Bitcoin on Track for Best Week Since Sept. 2025 Amid Cooling Ties to Tech Stocks

Bitcoin is heading for its strongest weekly performance since September 2025, climbing about 8.5% over the past seven days and trading above $71,000 as it begins to diverge from traditional markets.

The largest cryptocurrency has started to show signs of decoupling from broader risk assets. Using iShares Bitcoin Trust as a short-term proxy, the ETF has gained roughly 3.5% over the past five days and approached a one-month high by the end of the week.

Other major assets have moved in the opposite direction. The iShares Expanded Tech Software ETF, Gold and broader U.S. equities have all trended lower as the week progressed. The contrast suggests bitcoin’s previously strong correlation with technology and software stocks may be weakening, at least in the near term.

The divergence has become clearer since tensions in the Middle East escalated roughly two weeks ago. During that period, bitcoin has gained about 13%, outperforming both risk assets and traditional safe havens. Over the same timeframe, IGV has risen around 3%, while gold has declined roughly 6% and U.S. stocks have also recorded losses.

On a monthly basis, bitcoin is currently up about 7% in March. If the trend continues, it would mark the cryptocurrency’s first positive month since September. The rebound follows a difficult stretch that saw bitcoin decline for five consecutive months, at one point falling nearly 50% from its October all-time high.

Recent buying activity appears to be driven largely by U.S. investors, with institutional demand gradually returning to the market. U.S. spot bitcoin ETFs have recorded about $1.3 billion in net inflows so far this month, putting them on track for their first month of positive flows since October.

Despite the improved price performance, sentiment across the crypto market remains cautious.

The crypto Fear and Greed Index continues to sit in “extreme fear” territory, indicating that many investors remain hesitant even as prices rise. At the same time, funding rates in perpetual futures markets remain negative.

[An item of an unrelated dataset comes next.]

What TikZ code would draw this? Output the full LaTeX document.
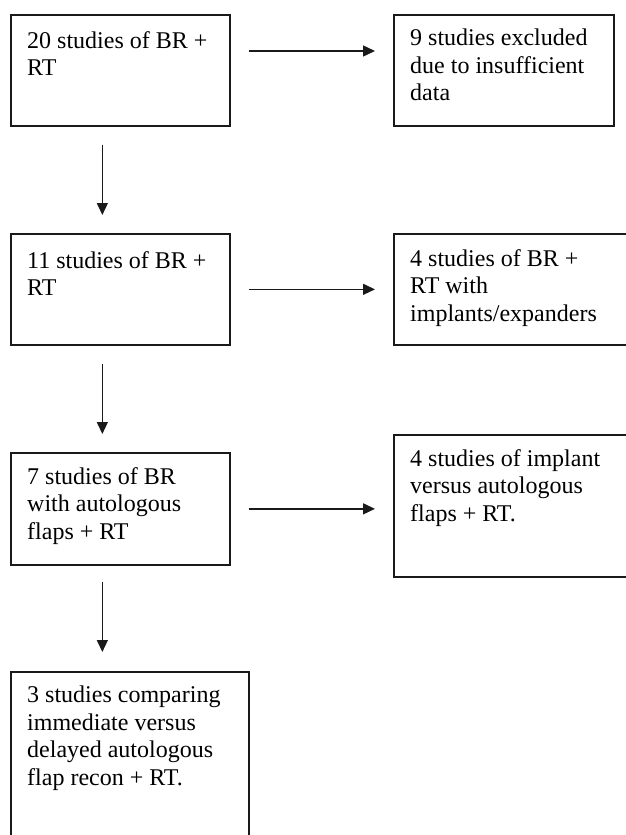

These rates are periodic payments between traders designed to keep futures prices aligned with spot markets. Negative funding means short sellers are paying long positions, signaling that bearish bets still dominate and traders are willing to pay to maintain short exposure.

That dynamic suggests bitcoin may not yet be ready for a sustained breakout, even as prices recover.

However, the recent divergence from other assets hints at a shift in how bitcoin behaves during macro events. Rather than trading purely like a high-risk asset tied closely to technology stocks, bitcoin may increasingly function as a real-time indicator of global market sentiment.

Because it trades around the clock, bitcoin is often the first market to react when geopolitical or macroeconomic shocks occur. The escalation in the Middle East conflict illustrated this dynamic, with bitcoin adjusting immediately while traditional markets responded only after reopening. In recent sessions, those markets have begun to follow the earlier move, while bitcoin itself has remained relatively stable.